The Algorithm of Trust: The Sociotechnical Life of a Chinese Social Credit System
From China’s durable authoritarian governance to the recent COVID-19 pandemic crisis, we have observed the growth of the state power and capacity in seeing and governing citizens and society. Being boosted by the advancement of surveillance information and communication technologies (ICTs), hopes and concerns of data-driven governance have been increasingly raised. The Chinese social credit system, which is commonly perceived as the Chinese state’s attempt to expand the discipline of citizens’ everyday life by surveillance, datafication, and rating, epitomize these debates.

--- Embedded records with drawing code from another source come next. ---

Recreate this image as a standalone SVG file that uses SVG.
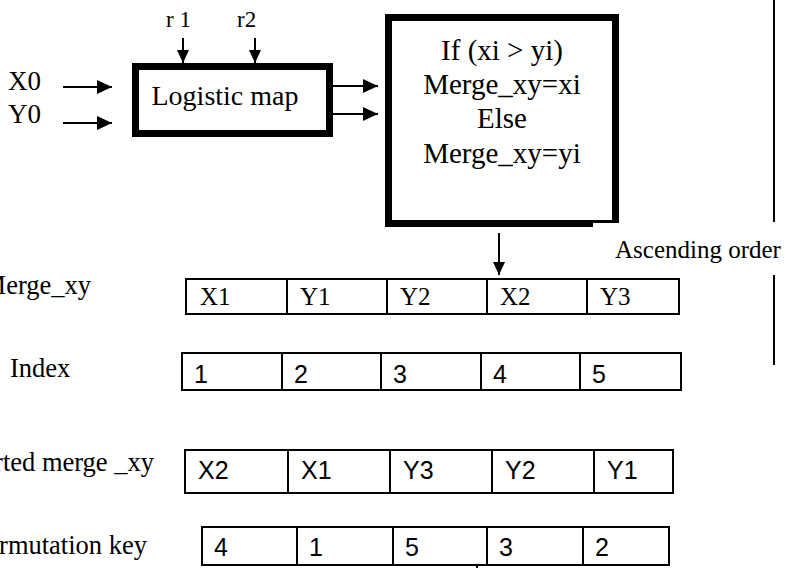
<svg xmlns="http://www.w3.org/2000/svg" width="792" height="568" viewBox="0 0 792 568">
<defs>
<marker id="ah" markerUnits="userSpaceOnUse" markerWidth="16" markerHeight="16" viewBox="0 0 16 16" refX="15" refY="7" orient="auto">
<path d="M0,0 L15,7 L0,14 Z" fill="#000"/>
</marker>
<marker id="ahs" markerUnits="userSpaceOnUse" markerWidth="14" markerHeight="14" viewBox="0 0 14 14" refX="13" refY="6" orient="auto">
<path d="M0,0 L13,6 L0,12 Z" fill="#000"/>
</marker>
</defs>
<style>
.t{font-family:"Liberation Serif","Times New Roman",serif;fill:#000}
.s{font-family:"Liberation Sans",Arial,sans-serif;fill:#000;font-size:25px}
.big{font-size:27px}
.mb{font-size:29px}
.lab{font-size:26.5px}
.cv{font-size:25px}
.cell{fill:#fff;stroke:#000;stroke-width:2}
.thick{fill:#fff;stroke:#000;stroke-width:7}
.ln{stroke:#000;stroke-width:2;fill:none}
</style>
<rect width="792" height="568" fill="#fff"/>

<g id="connectors">
<line class="ln" x1="63" y1="87" x2="112" y2="87" marker-end="url(#ah)"/>
<line class="ln" x1="63" y1="123" x2="112" y2="123" marker-end="url(#ah)"/>
<line class="ln" x1="183" y1="38" x2="183" y2="63" marker-end="url(#ahs)"/>
<line class="ln" x1="255" y1="38" x2="255" y2="63" marker-end="url(#ahs)"/>
<line class="ln" x1="333" y1="86" x2="378" y2="86" marker-end="url(#ah)"/>
<line class="ln" x1="333" y1="114" x2="378" y2="114" marker-end="url(#ah)"/>
<line class="ln" x1="499" y1="233" x2="499" y2="275" marker-end="url(#ahs)"/>
<line class="ln" x1="774" y1="0" x2="774" y2="222"/>
<line class="ln" x1="774" y1="275" x2="774" y2="365"/>
<line class="ln" x1="477" y1="542" x2="477" y2="568"/>
</g>

<g id="inputs">
<text class="t big" x="8" y="90">X0</text>
<text class="t big" x="8" y="123">Y0</text>
<text class="t" font-size="23" x="166" y="27">r 1</text>
<text class="t" font-size="23" x="237" y="27">r2</text>
</g>

<g id="logistic">
<rect class="thick" x="135.5" y="66.5" width="194" height="67"/>
<text class="t" font-size="28" x="225" y="105" text-anchor="middle">Logistic map</text>
</g>

<g id="merge">
<rect class="thick" x="388.5" y="17.5" width="227" height="206"/>
<rect x="593" y="223" width="28" height="6" fill="#fff"/>
<g class="t mb" text-anchor="middle">
<text x="502" y="60">If (xi &gt; yi)</text>
<text x="502" y="94">Merge_xy=xi</text>
<text x="502" y="128">Else</text>
<text x="502" y="163">Merge_xy=yi</text>
</g>
</g>

<g id="ascending">
<text class="t" font-size="25" x="615" y="258">Ascending order</text>
</g>

<g id="merge-row">
<text class="t lab" x="91" y="294" text-anchor="end">Merge_xy</text>
<rect class="cell" x="186" y="279" width="101" height="35"/>
<rect class="cell" x="287" y="279" width="100" height="35"/>
<rect class="cell" x="387" y="279" width="100" height="35"/>
<rect class="cell" x="487" y="279" width="100" height="35"/>
<rect class="cell" x="587" y="279" width="92" height="35"/>
<g class="t cv">
<text x="200" y="305">X1</text>
<text x="300" y="305">Y1</text>
<text x="400" y="305">Y2</text>
<text x="500" y="305">X2</text>
<text x="600" y="305">Y3</text>
</g>
</g>

<g id="index-row">
<text class="t lab" x="10" y="377">Index</text>
<rect class="cell" x="182" y="353" width="100" height="37"/>
<rect class="cell" x="282" y="353" width="99" height="37"/>
<rect class="cell" x="381" y="353" width="100" height="37"/>
<rect class="cell" x="481" y="353" width="99" height="37"/>
<rect class="cell" x="580" y="353" width="101" height="37"/>
<g class="s">
<text x="194" y="383">1</text>
<text x="294" y="383">2</text>
<text x="393" y="383">3</text>
<text x="493" y="383">4</text>
<text x="592" y="383">5</text>
</g>
</g>

<g id="sorted-row">
<text class="t lab" x="154" y="471" text-anchor="end">Sorted merge _xy</text>
<rect class="cell" x="185" y="450" width="103" height="43"/>
<rect class="cell" x="288" y="450" width="102" height="43"/>
<rect class="cell" x="390" y="450" width="102" height="43"/>
<rect class="cell" x="492" y="450" width="102" height="43"/>
<rect class="cell" x="594" y="450" width="79" height="43"/>
<g class="s">
<text x="198" y="479">X2</text>
<text x="301" y="479">X1</text>
<text x="403" y="479">Y3</text>
<text x="505" y="479">Y2</text>
<text x="607" y="479">Y1</text>
</g>
</g>

<g id="perm-row">
<text class="t lab" x="147" y="554" text-anchor="end">Permutation key</text>
<rect class="cell" x="202" y="527" width="95" height="38"/>
<rect class="cell" x="297" y="527" width="96" height="38"/>
<rect class="cell" x="393" y="527" width="94" height="38"/>
<rect class="cell" x="487" y="527" width="96" height="38"/>
<rect class="cell" x="583" y="527" width="86" height="38"/>
<g class="s">
<text x="214" y="556">4</text>
<text x="309" y="556">1</text>
<text x="405" y="556">5</text>
<text x="499" y="556">3</text>
<text x="595" y="556">2</text>
</g>
</g>
</svg>
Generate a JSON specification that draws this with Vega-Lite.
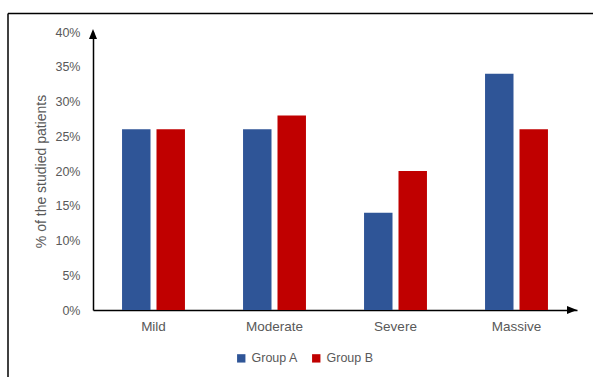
{
  "$schema": "https://vega.github.io/schema/vega-lite/v6.json",
  "width": 484,
  "height": 278,
  "autosize": {"type": "none"},
  "padding": {"left": 93, "top": 32, "right": 16, "bottom": 67},
  "background": "white",
  "config": {
    "view": {"stroke": null},
    "font": "Liberation Sans",
    "axis": {
      "grid": false,
      "ticks": false,
      "domainColor": "black",
      "domainWidth": 1.5,
      "labelColor": "#595959",
      "titleColor": "#595959",
      "titleFontWeight": "normal"
    },
    "axisX": {"labelAngle": 0, "labelFontSize": 13.5, "labelPadding": 9},
    "axisY": {
      "values": [0, 5, 10, 15, 20, 25, 30, 35, 40],
      "labelExpr": "datum.value + '%'",
      "labelOverlap": false,
      "labelFlush": false,
      "labelFontSize": 12.5,
      "labelPadding": 13,
      "titleFontSize": 14,
      "titlePadding": 6
    }
  },
  "data": {
    "values": [
      {"severity": "Mild", "group": "Group A", "pct": 26},
      {"severity": "Mild", "group": "Group B", "pct": 26},
      {"severity": "Moderate", "group": "Group A", "pct": 26},
      {"severity": "Moderate", "group": "Group B", "pct": 28},
      {"severity": "Severe", "group": "Group A", "pct": 14},
      {"severity": "Severe", "group": "Group B", "pct": 20},
      {"severity": "Massive", "group": "Group A", "pct": 34},
      {"severity": "Massive", "group": "Group B", "pct": 26}
    ]
  },
  "layer": [
    {
      "data": {"values": [{}]},
      "mark": {"type": "rule", "color": "black", "strokeWidth": 1.5},
      "encoding": {"x": {"value": -85}, "x2": {"value": 520}, "y": {"value": -18.5}}
    },
    {
      "data": {"values": [{}]},
      "mark": {"type": "rule", "color": "black", "strokeWidth": 1.5},
      "encoding": {"x": {"value": -85}, "y": {"value": -18.5}, "y2": {"value": 400}}
    },
    {
      "mark": {"type": "bar"},
      "encoding": {
        "x": {
          "field": "severity",
          "type": "nominal",
          "sort": ["Mild", "Moderate", "Severe", "Massive"],
          "scale": {"paddingInner": 0.48, "paddingOuter": 0.24},
          "axis": {"title": null}
        },
        "xOffset": {
          "field": "group",
          "type": "nominal",
          "scale": {"paddingInner": 0.174}
        },
        "y": {
          "field": "pct",
          "type": "quantitative",
          "scale": {"domain": [0, 40], "nice": false},
          "axis": {"title": "% of the studied patients"}
        },
        "color": {
          "field": "group",
          "type": "nominal",
          "scale": {"range": ["#2F5597", "#C00000"]},
          "legend": {
            "orient": "none",
            "legendX": 142,
            "legendY": 320,
            "direction": "horizontal",
            "title": null,
            "symbolType": "square",
            "symbolSize": 70,
            "symbolStrokeWidth": 0,
            "labelFontSize": 12.5,
            "labelColor": "#595959",
            "columnPadding": 11,
            "labelOffset": 4
          }
        }
      }
    },
    {
      "data": {"values": [{}]},
      "mark": {"type": "point", "shape": "M0,-1L0.8,1L-0.8,1Z", "filled": true, "color": "black", "opacity": 1, "size": 100, "yOffset": 2},
      "encoding": {"x": {"value": 0}, "y": {"datum": 40}}
    },
    {
      "data": {"values": [{}]},
      "mark": {"type": "point", "shape": "M1,0L-1,-0.8L-1,0.8Z", "filled": true, "color": "black", "opacity": 1, "size": 100, "xOffset": -5},
      "encoding": {"x": {"value": "width"}, "y": {"datum": 0}}
    }
  ]
}
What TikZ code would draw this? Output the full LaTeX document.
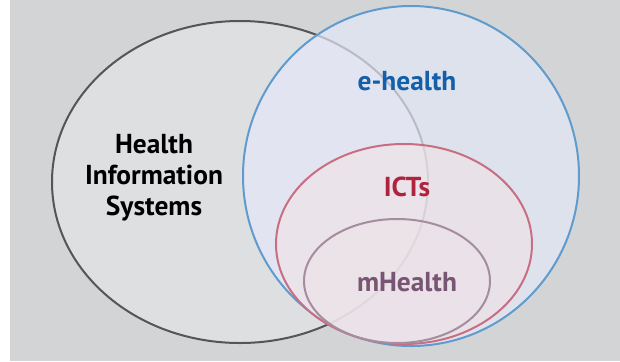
\documentclass[tikz,border=0pt]{standalone}
\usepackage{fontspec}
\setmainfont{PT Sans}
\definecolor{bggray}{RGB}{211,212,214}
\definecolor{hisline}{RGB}{85,85,88}
\definecolor{hisfill}{RGB}{222,223,225}
\definecolor{ehline}{RGB}{95,155,205}
\definecolor{ehfill}{RGB}{228,232,248}
\definecolor{ehtext}{RGB}{20,95,170}
\definecolor{ictline}{RGB}{200,110,130}
\definecolor{ictfill}{RGB}{242,226,228}
\definecolor{icttext}{RGB}{175,35,60}
\definecolor{mhline}{RGB}{165,140,158}
\definecolor{mhfill}{RGB}{240,228,232}
\definecolor{mhtext}{RGB}{120,85,115}
\tikzset{
  setlabel/.style={font=\bfseries\fontsize{27.5}{31}\selectfont, align=center}
}
\begin{document}
\begin{tikzpicture}[x=1bp, y=-1bp]
            \useasboundingbox (0,0) rectangle (620,361);
            \fill[white] (0,0) rectangle (620,361);
            \fill[bggray] (10,0) rectangle (620,361);
            % the four sets
            \draw[hisline, line width=2bp, fill=hisfill] (240,182) ellipse [x radius=188, y radius=161];
            \draw[ehline, line width=2bp, fill=ehfill, fill opacity=0.7] (411,176) ellipse [x radius=168, y radius=170];
            \draw[ictline, line width=2bp, fill=ictfill, fill opacity=0.55] (404,244) ellipse [x radius=128, y radius=100];
            \draw[mhline, line width=2bp, fill=mhfill, fill opacity=0.35] (397,281) ellipse [x radius=93, y radius=62];
            % labels
            \node[setlabel] (his) at (154,178) {Health\\Information\\Systems};
            \node[setlabel, ehtext] (eh) at (407,81) {e-health};
            \node[setlabel, icttext] (ict) at (407,187) {ICTs};
            \node[setlabel, mhtext] (mh) at (407,282) {mHealth};
        \end{tikzpicture}
\end{document}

This study examines the cause, everyday practice, and consequences of the state’s datafication project. With the original ethnographic, interview, and archive data of one of the most detailed and well-implemented municipal SCS in a northern Chinese city, αCity – αSCS, I show that the data-driven never meet the promises it made and the expectations people had. I follow how the credit data is defined, collected, translated, represented, and interpreted, showing a different, yet more realistic picture of data-driven governance. I show the governance is neither objective as techno-utopianists claimed, nor omnipotent as techno-dystopianists imagined. Elaborating on the αSCS’s “failures” at different stages from the perspective of different actors and organizations, I reject two popular views of data-driven governance that have opposite stands yet with similar techno-determinist beliefs.